Fault trees structure

[Darrell]

Jumping right to code :)
Seemed more fun than reading too deeply about fault trees.

Looks like we need shift registers, flip-flops and ...

--Darrell

class NodeBase:
    def name(self):
        return self._name

    def connectInput(self, name):
        if not hasattr(self, "_input"):
            self._input={}
        self._input[name]=None

    def connectOutput(self, otherNode, name):
        if not hasattr(self, "_output"):
            self._output={}
        self._output[otherNode.name()]= name
        otherNode.connectInput(name)

    def signal(self, collection, name, value=1):
        self._input[name]=value
        self.logic(collection)

    def propagate(self, collection, value):
        for nodeName, inputName in self._output.items():
            try:
                node=getattr(collection, nodeName)
                node.signal(collection, inputName, value)
            except:
                print self._name
                print nodeName
                print collection
                raise

class AndNode(NodeBase):
    def __init__(self, name):
        self._name=name

    def logic(self, collection):
        cc= reduce(lambda x,y: x and y, self._input.values())
        self.propagate(collection, cc)


class OrNode(NodeBase):
    def __init__(self, name):
        self._name=name

    def logic(self, collection):
        cc = reduce(lambda x,y: x or y, self._input.values())
        self.propagate(collection, cc)

class AnnounceNode(NodeBase):
    def __init__(self, name):
        self._name=name

    def logic(self, collection):
        cc = reduce(lambda x,y: x or y, self._input.values())
        if cc:
            print self._name, self._input
        else:
            # Noise on the input, but nothing to report
            print '.',

class SourceNode(NodeBase):
    def __init__(self, name):
        self._name=name

    def __call__(self, collection, value):
        self.propagate(collection, value)
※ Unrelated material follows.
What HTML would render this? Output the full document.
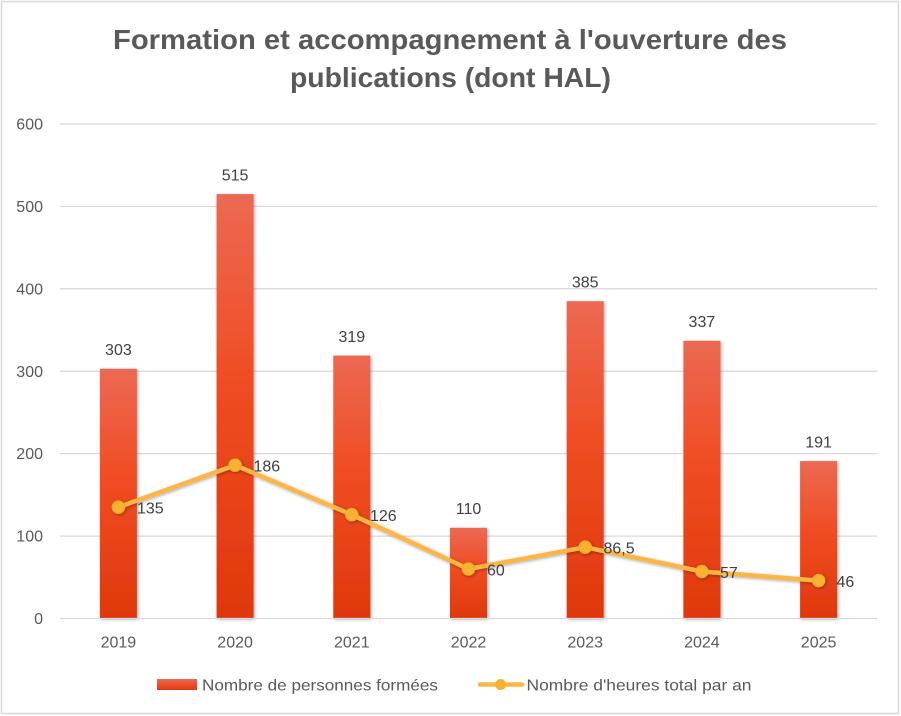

class FaultTree:#(UserDict.UserDict): Not sure about this
    def __init__(self, *nodes):
        for n in nodes:
            setattr(self, n.name(), n)

ft=FaultTree(AndNode("and1"), AndNode("and2"), AndNode("and3"),
AnnounceNode("fail"))

ft.and1.connectOutput(ft.and3,"one")
ft.and2.connectOutput(ft.and3,"two")
ft.and3.connectOutput(ft.fail,"who cares")

    # Setup some signal sources
drivers=[]
for x in range(3):
    s1=SourceNode(x)
    drivers.append(s1)
    s1.connectOutput(ft.and1, x)

    # Setup some signal sources
for x in range(3):
    s1=SourceNode(x)
    drivers.append(s1)
    s1.connectOutput(ft.and2, x)

    # Make it go
for i in drivers:
    i(ft, 1)


#### output
>faulttree.py
. . . . . fail {'who cares': 1}

Each "." is an input being propagated though the graph.
Unitl the output AnnounceNode fires with the "fail" message.
"who cares" is the name of the input connection of the AnnounceNode

"Arturo Pérez Mulas"  wrote:
> Fault Tree are the following:
>
> - They have only ONE top node
>
> - Each node can have unlimited inputs (opposed to two allowed for binary
trees)
>
> - Nodes can be of any of the following different types:
>
> a) 'Gates' : are nodes that admit further inputs; there are different
types
> of gates,  AND, OR, XOR, n/m, NOT but this is not important at this point,
> since  from the tree structure they are all similar (except type n/m
> gates which   must have exactly 'm' inputs)
>
> ....